Christmas Gifts That Keep On Giving

     My wife, the ever lovely Princess Consuela Bananahammock, is a real Christmas fanatic. In my home, Christmas carols play from Halloween through Valentines day. It is the last day of February, and I still have a few Christmas boxes that need to be put into storage. (I blame her, she blames me) 

    I must admit that it is also my favorite holiday. However, I have a strict rule that not a single Christmas decoration can go up until the day after Thanksgiving. I resent how Christmas gets earlier every year, and in my house we respect the bird!(Have you heard? It's the word!)

    Opening your Christmas gifts is the biggest moment for kids annually. As 'A Christmas Story' (an annual must for our family) says, "Lovely, glorious, beautiful Christmas,  around which the entire kid year revolved." I was no exception to that. I never slept well on Christmas Eve, waiting for Santa come with frenzied anticipation.

I WANT AN OFFICIAL RED RYDER CARBON ACTION 200 SHOT RANGE MODEL AIR RIFLE!

    When it came to Christmas presents, my favorite part was always the stocking. I always thought it was like opening dozens of little presents all at the same time. When Consuela and I first got married, there was a bit of a learning curve for her. Santa just didn't spend as much time packing her stockings as he spent on mine. The stockings always come first, and they symbolize the start of Christmas day to me since I was a kid.

    As a child, the bottom of my stocking was always filled with peanuts. My mother said it was traditional, and something they all got in their stockings as children. When I was younger, I remember I used to think of those peanuts as wasted space for extra loot.
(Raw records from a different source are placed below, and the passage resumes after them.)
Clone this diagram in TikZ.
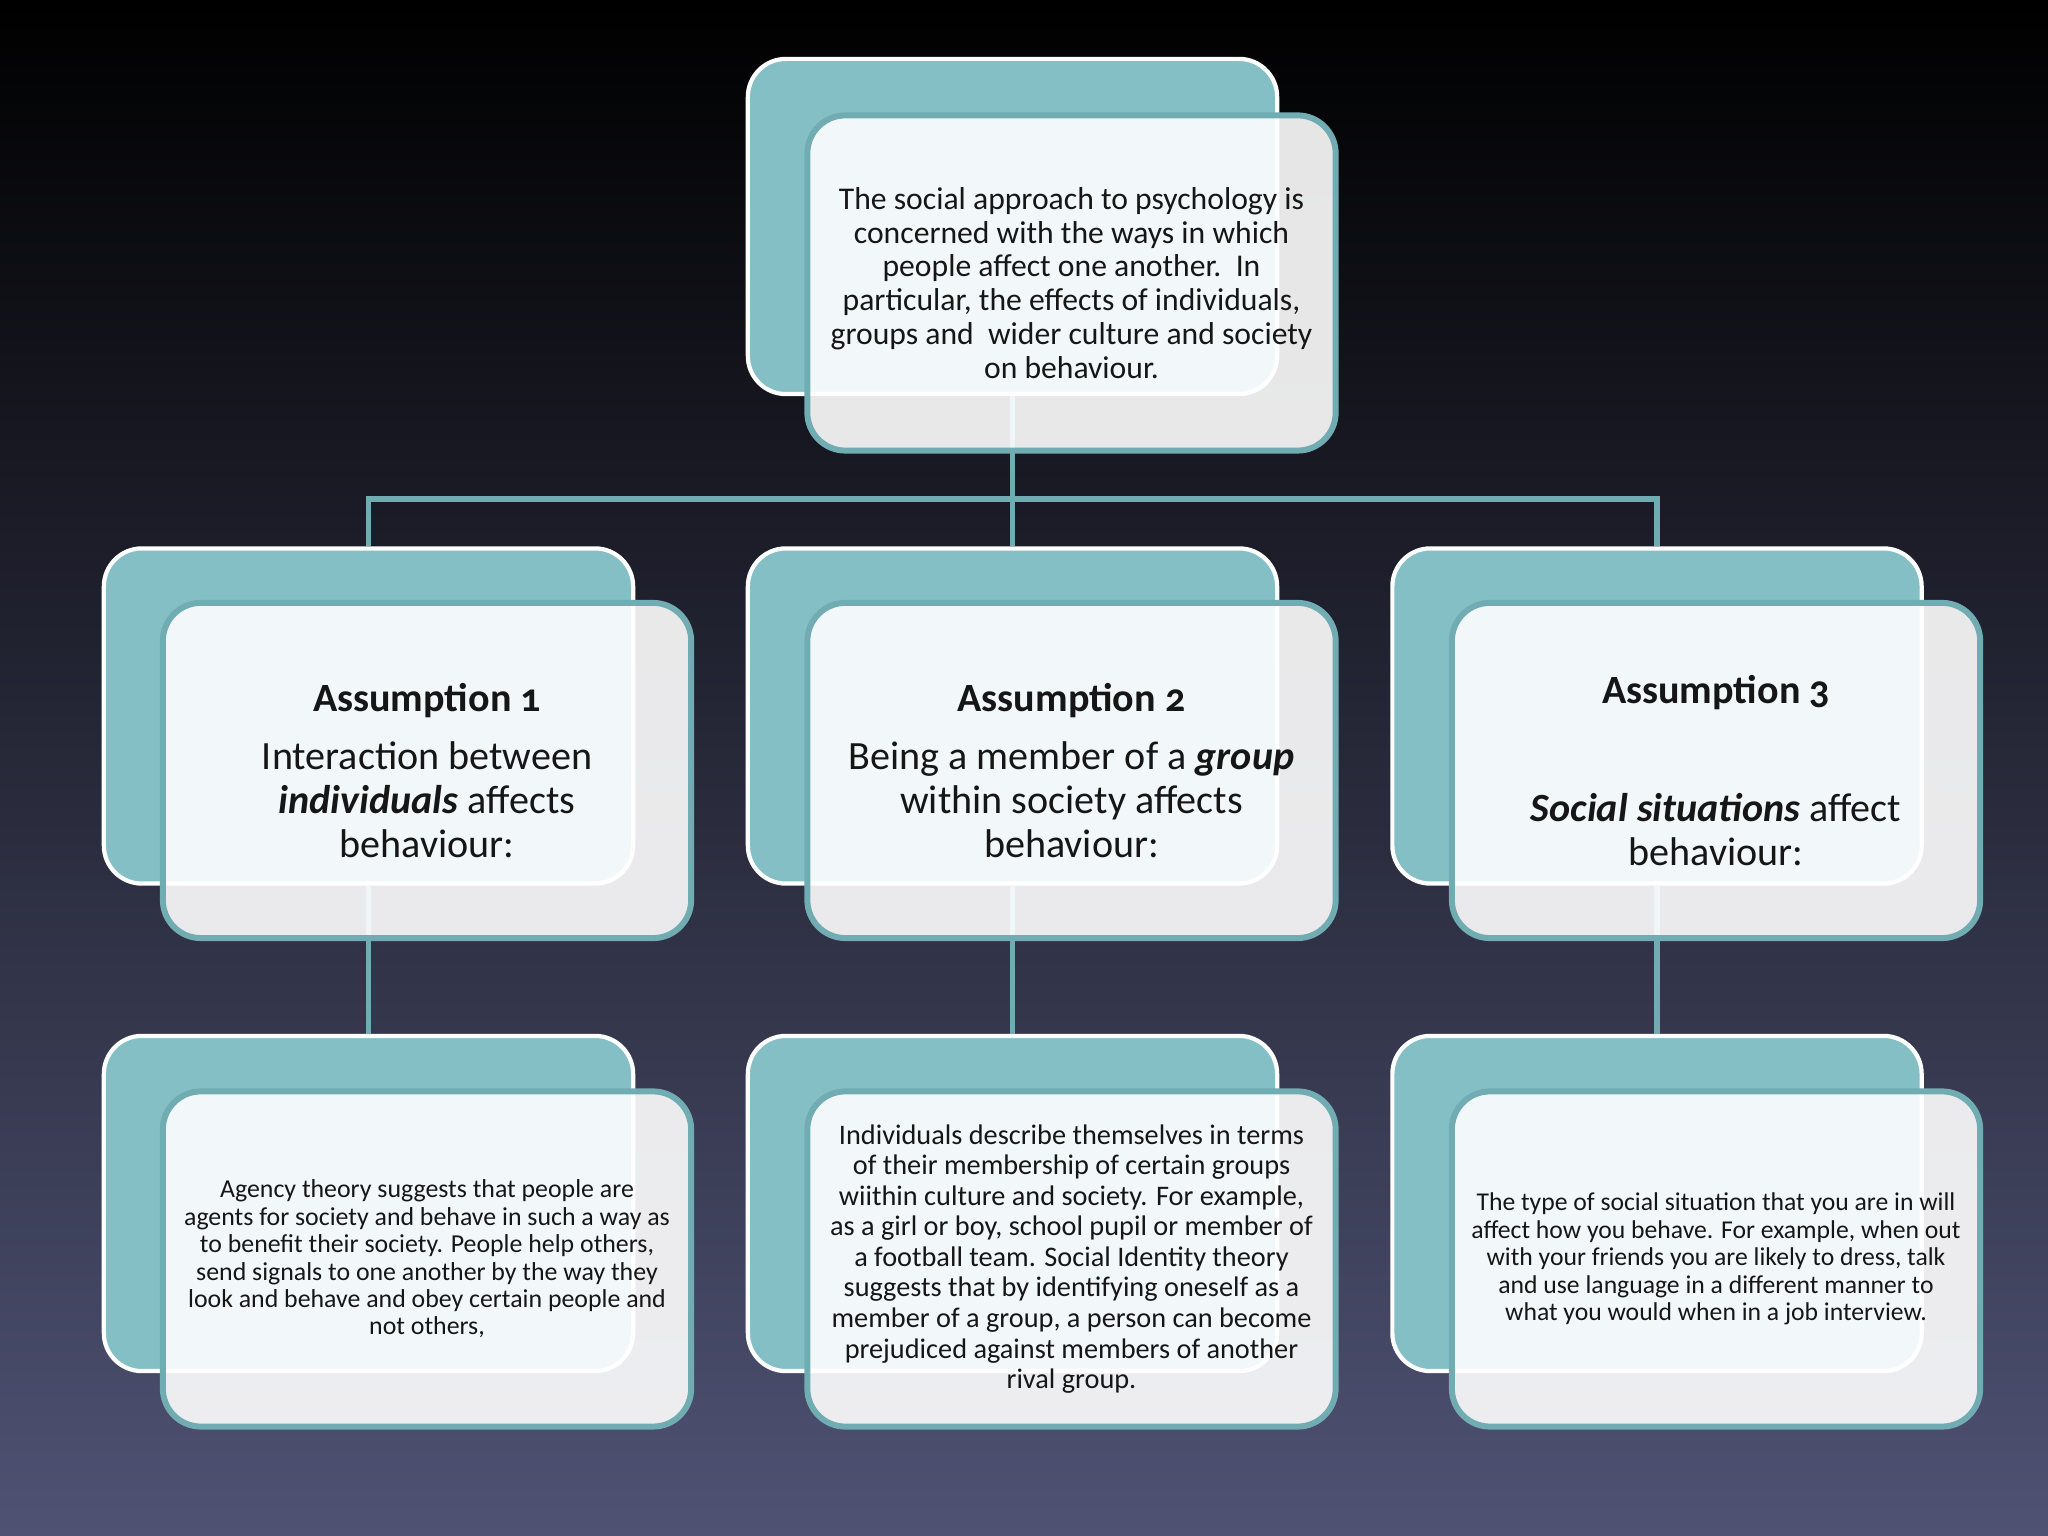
\documentclass[tikz,border=0pt]{standalone}
\usepackage{fontspec}
\setmainfont{Carlito}[Numbers=OldStyle]
\definecolor{tealfill}{HTML}{84BFC6}
\definecolor{tealline}{HTML}{70ACB2}
\definecolor{bgbot}{HTML}{4F5273}
\definecolor{bgmid}{HTML}{22222C}
\definecolor{txt}{HTML}{161616}
\begin{document}
\begin{tikzpicture}[x=0.01cm,y=0.01cm,
 backbox/.style={draw=white, line width=1.2pt, fill=tealfill, rounded corners=0.38cm,
   minimum width=5.29cm, minimum height=3.35cm, inner sep=0pt},
 frontbox/.style={draw=tealline, line width=1.7pt, fill=white, fill opacity=0.9,
   text opacity=1, rounded corners=0.38cm, minimum width=5.28cm, minimum height=3.35cm,
   inner sep=0pt, align=center, text=txt},
 conn/.style={draw=tealline, line width=1.5pt},
 topfont/.style={font=\fontsize{9}{9.6}\selectfont},
 midfont/.style={font=\fontsize{11.4}{12.5}\selectfont},
 leftfont/.style={font=\fontsize{7.35}{7.8}\selectfont},
 cfont/.style={font=\fontsize{8.05}{8.7}\selectfont},
 rightfont/.style={font=\fontsize{7.3}{7.8}\selectfont}
]
\useasboundingbox (0,0) rectangle (2048,1536);
\shade[top color=black, middle color=bgmid, bottom color=bgbot] (0,0) rectangle (2048,1536);

% back boxes
\node[backbox] (t)  at (1012.5,1309.5) {};
\node[backbox] (a1) at (368.5,820) {};
\node[backbox] (a2) at (1012.5,820) {};
\node[backbox] (a3) at (1657,820) {};
\node[backbox] (b1) at (368.5,332.5) {};
\node[backbox] (b2) at (1012.5,332.5) {};
\node[backbox] (b3) at (1657,332.5) {};

% connectors
\coordinate (hub) at (1012.5,1037);
\draw[conn] (t.south) -- (hub);
\draw[conn] (a1.north) |- (hub) -| (a3.north);
\draw[conn] (hub) -- (a2.north);
\draw[conn] (a1.south) -- (b1.north);
\draw[conn] (a2.south) -- (b2.north);
\draw[conn] (a3.south) -- (b3.north);

% front boxes
\node[frontbox, topfont] (tf) at (1071.5,1253) {The social approach to psychology is\\
concerned with the ways in which\\
people affect one another.\ \ In\\
particular, the effects of individuals,\\
groups and\ \ wider culture and society\\
on behaviour.};

\node[frontbox, midfont] (a1f) at (427,765.5) {\textbf{Assumption 1}\\[3.9pt]
Interaction between\\
\textbf{\textit{individuals}} affects\\
behaviour:};

\node[frontbox, midfont] (a2f) at (1071.5,765.5) {\textbf{Assumption 2}\\[3.9pt]
Being a member of a \textbf{\textit{group}}\\
within society affects\\
behaviour:};

\node[frontbox, midfont] (a3f) at (1716,765.5) {\textbf{Assumption 3}\\[21.3pt]
\textbf{\textit{Social situations}} affect\\
behaviour:};

\node[frontbox, leftfont] (b1f) at (427,277) {Agency theory suggests that people are\\
agents for society and behave in such a way as\\
to benefit their society. People help others,\\
send signals to one another by the way they\\
look and behave and obey certain people and\\
not others,};

\node[frontbox, cfont] (b2f) at (1071.5,277) {Individuals describe themselves in terms\\
of their membership of certain groups\\
wiithin culture and society. For example,\\
as a girl or boy, school pupil or member of\\
a football team. Social Identity theory\\
suggests that by identifying oneself as a\\
member of a group, a person can become\\
prejudiced against members of another\\
rival group.};

\node[frontbox, rightfont] (b3f) at (1716,277) {The type of social situation that you are in will\\
affect how you behave. For example, when out\\
with your friends you are likely to dress, talk\\
and use language in a different manner to\\
what you would when in a job interview.};
\end{tikzpicture}
\end{document}
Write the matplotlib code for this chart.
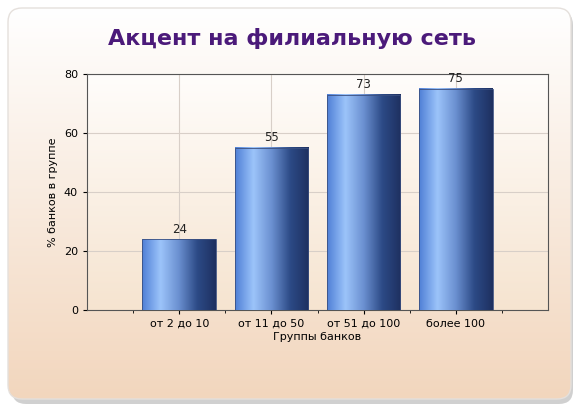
import matplotlib
matplotlib.use("Agg")
import matplotlib.pyplot as plt
import numpy as np
from matplotlib.patches import FancyBboxPatch
from matplotlib.colors import LinearSegmentedColormap

categories = ["от 2 до 10", "от 11 до 50", "от 51 до 100", "более 100"]
values = [24, 55, 73, 75]
labels = ["24", "55", "73", "75"]

W, H = 583, 409
fig = plt.figure(figsize=(W/100, H/100), dpi=100)
fig.patch.set_facecolor("white")

bg = fig.add_axes([0, 0, 1, 1]); bg.set_axis_off(); bg.set_xlim(0, W); bg.set_ylim(0, H)
bg.add_patch(FancyBboxPatch((12, 5), W-22, H-16, boxstyle="round,pad=0,rounding_size=14",
                            fc="#bdbdbd", ec="none", alpha=0.7, zorder=0))
grad = np.linspace(0, 1, 256).reshape(-1, 1)
card_cmap = LinearSegmentedColormap.from_list("c", ["#f2d6bd", "#ffffff"])
im = bg.imshow(grad, extent=[8, W-12, 10, H-8], origin="lower", cmap=card_cmap,
               aspect="auto", zorder=1)
clip = FancyBboxPatch((8, 10), W-20, H-18, boxstyle="round,pad=0,rounding_size=14",
                      fc="none", ec="#e5e0dc", lw=1, zorder=2)
bg.add_patch(clip); im.set_clip_path(clip)
bg.set_xlim(0, W); bg.set_ylim(0, H)
fig.text(0.5, 0.905, "Акцент на филиальную сеть", ha="center", va="center",
         fontsize=16, fontweight="bold", color="#4b1a7a")

ax = fig.add_axes([87/W, 1-310/H, (548-87)/W, (310-74)/H])
plot_cmap = LinearSegmentedColormap.from_list("p", ["#f6e4d0", "#fffdfb"])
ax.imshow(grad, extent=[0, 5, 0, 80], origin="lower", cmap=plot_cmap, aspect="auto", zorder=0)
x = np.arange(1, len(values)+1)
ax.set_xticks(x); ax.set_xticklabels(categories, fontsize=8)
ax.set_yticks([0, 20, 40, 60, 80]); ax.tick_params(labelsize=8, length=3)
ax.set_xticks(np.arange(0.5, 5, 1), minor=True)
ax.grid(True, color="#d8cfc8", lw=0.8, zorder=1)
ax.set_axisbelow(True)
bar_cmap = LinearSegmentedColormap.from_list("b", ["#4f7fd6", "#9cc4fa", "#6a8fd0", "#2c4a86", "#1e3060"])
bars = ax.bar(x, values, width=0.8, color="none", zorder=3)
hg = np.linspace(0, 1, 256).reshape(1, -1)
for b, lab in zip(bars, labels):
    x0, w, h = b.get_x(), b.get_width(), b.get_height()
    ax.imshow(hg, extent=[x0, x0+w, 0, h], cmap=bar_cmap, aspect="auto", zorder=3)
    ax.add_patch(plt.Rectangle((x0, 0), w, h, fc="none", ec="#3a4f80", lw=0.6, zorder=4))
    ax.text(x0+w/2, h+1.2, lab, ha="center", va="bottom", fontsize=8.5, color="#222", zorder=5)
ax.set_xlim(0, 5); ax.set_ylim(0, 80)
for s in ax.spines.values(): s.set_color("#555"); s.set_linewidth(0.8)
ax.set_xlabel("Группы банков", fontsize=8, labelpad=2)
ax.set_ylabel("% банков в группе", fontsize=8)
fig.savefig("out.png", dpi=100)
But as I got older, I actually looked forward to the peanuts at the bottom, and now it is a memory I actually miss. (Isn't nostalgia weird?) 

    I tried one year to fill my own kids' stockings with peanuts. It didn't go well. My daughter, Princess Buttercup, wrote Santa a dozen letters the next year, and in every one of them she explicitly requested Santa leave her no peanuts this year.

    This last Christmas, my two wonderful kids pulled a 'Calvin and Hobbes' and woke us up at 2:30 in the morning ready to go. It took quite the tantrum from Consuela to get them back into bed, but eventually they fell back asleep until the slightly more reasonable hour of 6:00.

    

This was me as a kid. This is my kids now. Genetics.

    This last year, Santa Bananahammock left a bunch of Wish(the weird Chinese gadget website) gadgets in my stocking. (which is an amazing idea if you are looking for one) among them was a great little device called 'The Toilight'.
    The toilight is a motion activated light that clips onto your toilet bowl and illuminates it, so that you don't have to flip on the light in the middle of the night when you have to go. It cycles through eight different colors! At least, it is supposed to. I installed the toilight right away, because, well I just described how awesome this thing is.
    However, I could not figure out how to get it to cycle through the colors, and instead I got it stuck on 'Portal to Hell' mode. It was on all the time, not just motion activated, and it was a bright, crimson glow from the bowl. When you walked in to the bathroom at night, it did indeed look like a portal to hell had opened around the corner of the shower. The first night I saw it, I stopped dead in the doorway before I remembered I had installed it.
    I have since figured out how to set the motion activation, and it cycles nicely through the eight different colors. But once in a while I'll walk in to the bathroom late at night to a bright red glow and it makes me remember that first time with a smile. For now, I think I'll go browse the wish app.